Because it is not just about his guilt over abuse Zuko was forced to endure. A guilt that won’t disappear no matter if he could or couldn’t do anything to prevent it, but… Iroh truly looked away from Fire Nation as a whole, didn’t he? Understandably, he was grief-struck after Lu Ten’s death and he did not fight back Ozai for the throne, as I suspect he either did not care anymore for it or did not want a civil war to destroy Fire Nation from inside. But he still was The Dragon of West, a very respected general and powerful political figure that others weren’t willing to openly challenge, including Ozai himself.
And no, I’m not wondering why Iroh did not interference with Agni Kai before Zuko’s face was burned to “teach him respect” but about the fact that he did not say anything at all against using the division of new recruits as a bait - and from the episode alone, we know he agreed with Zuko on that matter. It wasn't the right strategy - even if it has merit from a military standpoint, it definitely wasn’t moral or good for Fire Nation’s wellbeing. Beside Zuko, who openly challenged the strategy and called it betrayal, the only person that questioned it at all was an old unnamed general (“But the 41st is entirely new recruits. How do you expect them to defeat a powerful Earth Kingdom battalion?) while Iroh simply kept quiet and this detail makes me think the “I looked away” is as much about Iroh looking away from Ozai’s cruel abuse toward Zuko as about Iroh’s passivity during the war meeting, and in greater scheme, Fire Nation’s politics. I doubt Iroh could change Ozai’s mind and sure, I do not have an idea how the relationship between Fire Lord and ex-Crown Prince looked like, but the point is, Iroh did not even try to question the strategy and choose to sit quietly and dunno, it makes me wonder, did Iroh give up at this point of his life? Was he so afraid of the consequences for speaking his mind that he allowed Ozai and Fire Lord’s court to subdue him so much? Because if he did, his words to Zuko “[...] But you must promise not to speak. Those old folks are a bit sensitive, you know?” is as much warning to Zuko as to himself.
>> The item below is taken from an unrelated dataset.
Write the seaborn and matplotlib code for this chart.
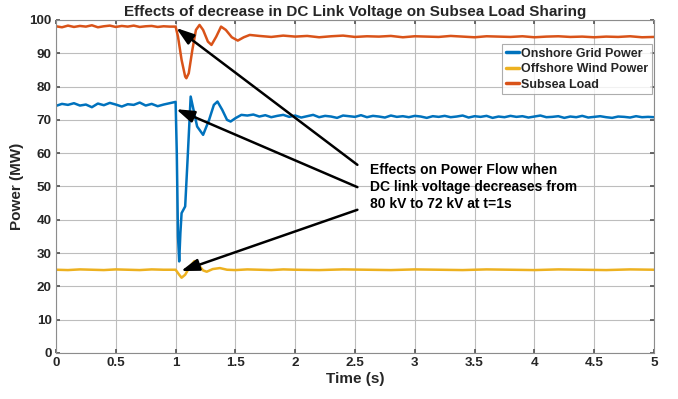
import matplotlib
matplotlib.use("Agg")
import matplotlib.pyplot as plt
import seaborn as sns
import pandas as pd

# ---------------- data ----------------
onshore_t = [0.00, 0.05, 0.10, 0.15, 0.20, 0.25, 0.30, 0.35, 0.40, 0.45, 0.50,
             0.55, 0.60, 0.65, 0.70, 0.75, 0.80, 0.85, 0.90, 0.95, 1.00,
             1.01, 1.02, 1.03, 1.04, 1.05, 1.08, 1.10, 1.126, 1.15, 1.18, 1.23,
             1.28, 1.32, 1.35, 1.39, 1.43, 1.46, 1.50, 1.55, 1.60,
             1.65, 1.70, 1.75, 1.80, 1.85, 1.90, 1.95, 2.00, 2.05, 2.10, 2.15,
             2.20, 2.25, 2.30, 2.35, 2.40, 2.45, 2.50, 2.55, 2.60, 2.65, 2.70,
             2.75, 2.80, 2.85, 2.90, 2.95, 3.00, 3.05, 3.10, 3.15, 3.20, 3.25,
             3.30, 3.35, 3.40, 3.45, 3.50, 3.55, 3.60, 3.65, 3.70, 3.75, 3.80,
             3.85, 3.90, 3.95, 4.00, 4.05, 4.10, 4.15, 4.20, 4.25, 4.30, 4.35,
             4.40, 4.45, 4.50, 4.55, 4.60, 4.65, 4.70, 4.75, 4.80, 4.85, 4.90,
             4.95, 5.00]
onshore_p = [74.2, 74.8, 74.5, 75.0, 74.3, 74.6, 73.8, 74.9, 74.4, 75.1, 74.6,
             74.0, 74.7, 74.5, 75.2, 74.3, 74.8, 74.1, 74.6, 75.0, 75.4,
             60.0, 35.0, 27.5, 36.0, 42.0, 44.0, 58.0, 77.0, 73.0, 68.0, 65.5,
             70.0, 74.5, 75.5, 73.0, 70.0, 69.5, 70.5, 71.5, 71.3,
             71.6, 71.0, 71.4, 70.8, 71.2, 71.5, 70.9, 71.3, 70.7, 71.1, 71.5,
             70.8, 71.2, 71.0, 70.6, 71.3, 71.1, 70.9, 71.4, 70.8, 71.2, 71.0,
             70.7, 71.3, 70.9, 71.1, 70.8, 71.2, 71.0, 70.6, 71.1, 70.9, 71.2,
             70.8, 71.0, 71.3, 70.7, 71.1, 70.9, 71.2, 70.6, 71.0, 70.8, 71.2,
             70.9, 71.1, 70.7, 71.0, 71.3, 70.8, 70.9, 71.1, 70.6, 71.0, 70.8,
             71.2, 70.7, 70.9, 71.1, 70.8, 70.6, 71.0, 70.9, 70.7, 71.1, 70.8,
             70.9, 70.8]

offshore_t = [0.00, 0.10, 0.20, 0.30, 0.40, 0.50, 0.60, 0.70, 0.80, 0.90, 1.00,
              1.03, 1.05, 1.08, 1.12, 1.157, 1.19, 1.23, 1.26, 1.31, 1.37, 1.43,
              1.50, 1.60, 1.70, 1.80, 1.90, 2.00, 2.20, 2.40, 2.60, 2.80, 3.00,
              3.20, 3.40, 3.60, 3.80, 4.00, 4.20, 4.40, 4.60, 4.80, 5.00]
offshore_p = [25.0, 24.9, 25.1, 25.0, 24.9, 25.1, 25.0, 24.9, 25.1, 25.0, 25.0,
              23.5, 22.6, 23.5, 26.0, 27.6, 26.5, 24.8, 24.4, 25.2, 25.5, 25.0,
              24.9, 25.1, 25.0, 24.9, 25.1, 25.0, 24.9, 25.1, 25.0, 24.9, 25.1,
              25.0, 24.9, 25.1, 25.0, 24.9, 25.1, 25.0, 24.9, 25.1, 25.0]

subsea_t = [0.00, 0.05, 0.10, 0.15, 0.20, 0.25, 0.30, 0.35, 0.40, 0.45, 0.50,
            0.55, 0.60, 0.65, 0.70, 0.75, 0.80, 0.85, 0.90, 0.95, 1.00,
            1.02, 1.05, 1.08, 1.09, 1.11, 1.14, 1.17, 1.20, 1.23, 1.27, 1.30,
            1.34, 1.38, 1.42, 1.47, 1.52, 1.57, 1.62,
            1.70, 1.80, 1.90, 2.00, 2.10, 2.20, 2.30, 2.40, 2.50, 2.60, 2.70,
            2.80, 2.90, 3.00, 3.10, 3.20, 3.30, 3.40, 3.50, 3.60, 3.70, 3.80,
            3.90, 4.00, 4.10, 4.20, 4.30, 4.40, 4.50, 4.60, 4.70, 4.80, 4.90,
            5.00]
subsea_p = [98.1, 97.8, 98.3, 97.9, 98.2, 98.0, 98.4, 97.8, 98.1, 98.3, 97.9,
            98.2, 98.0, 98.3, 97.9, 98.1, 98.2, 97.9, 98.1, 98.0, 98.0,
            95.0, 88.0, 83.0, 82.5, 84.0, 91.0, 97.0, 98.5, 97.0, 93.5, 92.5,
            95.0, 98.0, 97.0, 94.8, 93.8, 94.8, 95.5,
            95.2, 94.9, 95.3, 95.0, 95.2, 94.8, 95.1, 95.3, 94.9, 95.1, 95.0,
            95.2, 94.8, 95.1, 95.0, 94.9, 95.2, 95.0, 94.8, 95.1, 95.0, 94.9,
            95.1, 94.8, 95.0, 95.1, 94.9, 95.0, 94.8, 95.0, 94.9, 95.1, 94.8,
            94.9]

series_names = ["Onshore Grid Power", "Offshore Wind Power", "Subsea Load"]
series_colors = ["#0072BD", "#EDB120", "#D95319"]

x_ticks = [0, 0.5, 1, 1.5, 2, 2.5, 3, 3.5, 4, 4.5, 5]
x_tick_labels = ["0", "0.5", "1", "1.5", "2", "2.5", "3", "3.5", "4", "4.5", "5"]
y_ticks = [0, 10, 20, 30, 40, 50, 60, 70, 80, 90, 100]

title_text = "Effects of decrease in DC Link Voltage on Subsea Load Sharing"
annot_text = "Effects on Power Flow when\nDC link voltage decreases from\n80 kV to 72 kV at t=1s"
# arrow tail (text side) and head (curve point) in data coords
arrow_tails = [(2.52, 56.5), (2.52, 49.8), (2.52, 43.0)]
arrow_heads = [(1.005, 97.6), (1.005, 73.2), (1.045, 24.6)]

# ---------------- plotting ----------------
sns.set_theme(style="white")
plt.rcParams["font.family"] = ["Liberation Sans", "DejaVu Sans"]
plt.rcParams["font.weight"] = "bold"

df = pd.concat([
    pd.DataFrame({"Time": onshore_t, "Power": onshore_p, "Series": series_names[0]}),
    pd.DataFrame({"Time": offshore_t, "Power": offshore_p, "Series": series_names[1]}),
    pd.DataFrame({"Time": subsea_t, "Power": subsea_p, "Series": series_names[2]}),
], ignore_index=True)

fig = plt.figure(figsize=(6.78, 3.99), dpi=100)
ax = fig.add_axes([0.0826, 0.1153, 0.882, 0.8347])

sns.lineplot(data=df, x="Time", y="Power", hue="Series", hue_order=series_names,
             palette=series_colors, linewidth=1.8, estimator=None, sort=False, ax=ax)

ax.set_xlim(0, 5)
ax.set_ylim(0, 100)
ax.set_xticks(x_ticks)
ax.set_xticklabels(x_tick_labels)
ax.set_yticks(y_ticks)
ax.grid(True, color="#bdbdbd", linewidth=0.8)
ax.set_axisbelow(True)
for s in ax.spines.values():
    s.set_color("#8c8c8c")
    s.set_linewidth(0.8)
ax.tick_params(axis="both", which="both", direction="in", length=3, color="#555555",
               labelsize=9.7, top=True, right=True, bottom=True, left=True, pad=3)
for lbl in ax.get_xticklabels() + ax.get_yticklabels():
    lbl.set_fontweight("bold")

ax.set_xlabel("Time (s)", fontsize=11, fontweight="bold", labelpad=2)
ax.set_ylabel("Power (MW)", fontsize=11, fontweight="bold", labelpad=4)
ax.set_title(title_text, fontsize=11, fontweight="bold", pad=3)

leg = ax.legend(loc="upper right", bbox_to_anchor=(0.9967, 0.928), borderaxespad=0,
                fontsize=9, handlelength=1.0, handletextpad=0.2, borderpad=0.3,
                labelspacing=0.28, frameon=True, fancybox=False)
leg.get_frame().set_edgecolor("#999999")
leg.get_frame().set_linewidth(0.8)
for t in leg.get_texts():
    t.set_fontweight("bold")
for l in leg.get_lines():
    l.set_linewidth(2.5)

for tail, head in zip(arrow_tails, arrow_heads):
    ax.annotate("", xy=head, xytext=tail,
                arrowprops=dict(arrowstyle="-|>,head_length=0.9,head_width=0.3",
                                color="black", lw=1.8, shrinkA=0, shrinkB=0))

ax.text(2.625, 57.0, annot_text, fontsize=10, fontweight="bold", va="top",
        ha="left", linespacing=1.25, color="black")

fig.savefig("out.png", dpi=100)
Iroh said to the crew that Zuko was right but it wasn’t his place to criticize the strategy, but who else was supposed to speak against this plan, if Iroh himself chose to stay quiet on the matter? If all generals - then and three years later - didn’t have any respect for life, whatever for their own subjects or civilians of other nations? And I think this is what truly kills me about this situation, that 13 years old boy had courage to speak against this dehumanization of Fire Nation’s citizens when Iroh, our good uncle Iroh, kept quiet and looked away again and again from what was happening until he couldn’t do that anymore because too great damage was already done.
(And isn’t it ironic that Iroh gave little Zuko a knife with the description never give up without a fight - words Zuko adapted as his life motto - but Iroh himself gave up? First at Ba Sing Sai, after Lu Ten’s death, now here during a war meeting and maybe, just maybe it is Zuko that unexpectedly pushed him back on the right track to actually do something, to make a choice and fight for what he believed was right instead of passively watching all the abuse done to an innocent child and young soldiers serving loyalty to their country. Was Iroh already a White Lotus then or did the travel with Zuko give him an opportunity to join it because he couldn’t anymore look away from how messed up Fire Nation became?)